Соболевский обладал прекрасным тенором, знал хорошо хиты
того времени. В общем, был готов к службе в ансамбле.
Следующую группу Сергей привел на второй день. Сказал мне,
что привел ударников, пригласил прослушать. Я предложил
одному из пришедших парней взять палочки и садиться за
барабаны.
— А зачем, — спросил он удивленно.
— Бери палочки или щетки и стучи.
— Но я не умею, никогда этого не делал.
— А зачем же пришел сюда? — настала моя
очередь удивляться.
— А товарищ прапорщик спросил, есть ли среди нас
ударники. Я и вышел со строя. Я был токарем, ударником
коммунистического труда на заводе "Арсенал", —
отвечал гордо кандидат в барабанщики.
Вволю насмеявшись, мы отпустили его с миром. Зато второй
парнишка, Саша Дубина, взяв палочки в руки, выдал нам такое
соло на барабанах, что нашему удивлению не было пределов.

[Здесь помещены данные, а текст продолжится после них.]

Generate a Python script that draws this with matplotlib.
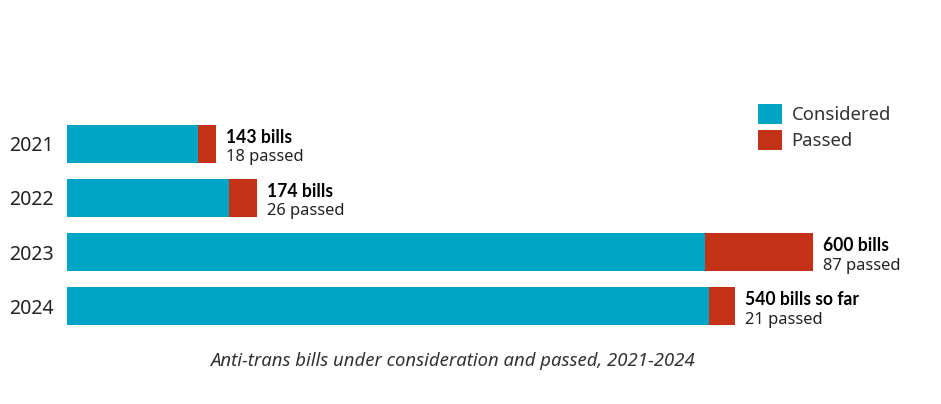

Шумейко сказал, что он хорошо знаком с ударником оркестра
театра имени А. Иванова и сможет организовать для него
несколько уроков у этого мастера. Этот неугомонный юноша
живо откликнулся на такое предложение. После посещения
учителя упросил прапорщика помочь ему в изготовлении
тренажера с расположением имитаторов барабанов в
соответствии с оригиналом инструмента. За этим беззвучным
инструментом он мог часами лупить палочками по подушечкам,
обтянутым дерматином, прекращал свои упражнения только
тогда, когда солдатская рубашка становилась мокрой до
рубчика.
Нашлись музыканты на все остальные, имеющиеся в оркестре и в ВИА инструменты. Предстояло поработать над репертуаром
ансамбля, а духовой оркестр начал сыгрываться по партитурам,
расписанным когда-то В.И. Саушкиным, которые я нашел в одном
из подвалов. На праздник 23 Февраля мы уже решились
пригласить командование отряда на праздничный концерт.
Зрительный зал на двести
пятьдесят мест был заполнен полностью солдатами в
парадной форме, офицерами и прапорщиками, членами их семей.
Но интригу мы сохраняли до появления в фойе руководителей
части. Все они поневоле вздрогнули, когда внезапно раздались
звуки марша "Прощание славянки". Духовой оркестр уже давно
не звучал в этих стенах. В начале и в конце торжественного
собрания прозвучал гимн, а потом все присутствующие
получили удовольствие от полуторачасового концерта ансамбля электромузыкальных инструментов. В первом репертуаре
звучали в основном песни об армии, пограничных войсках,
шедевры времен Великой Отечественной войны.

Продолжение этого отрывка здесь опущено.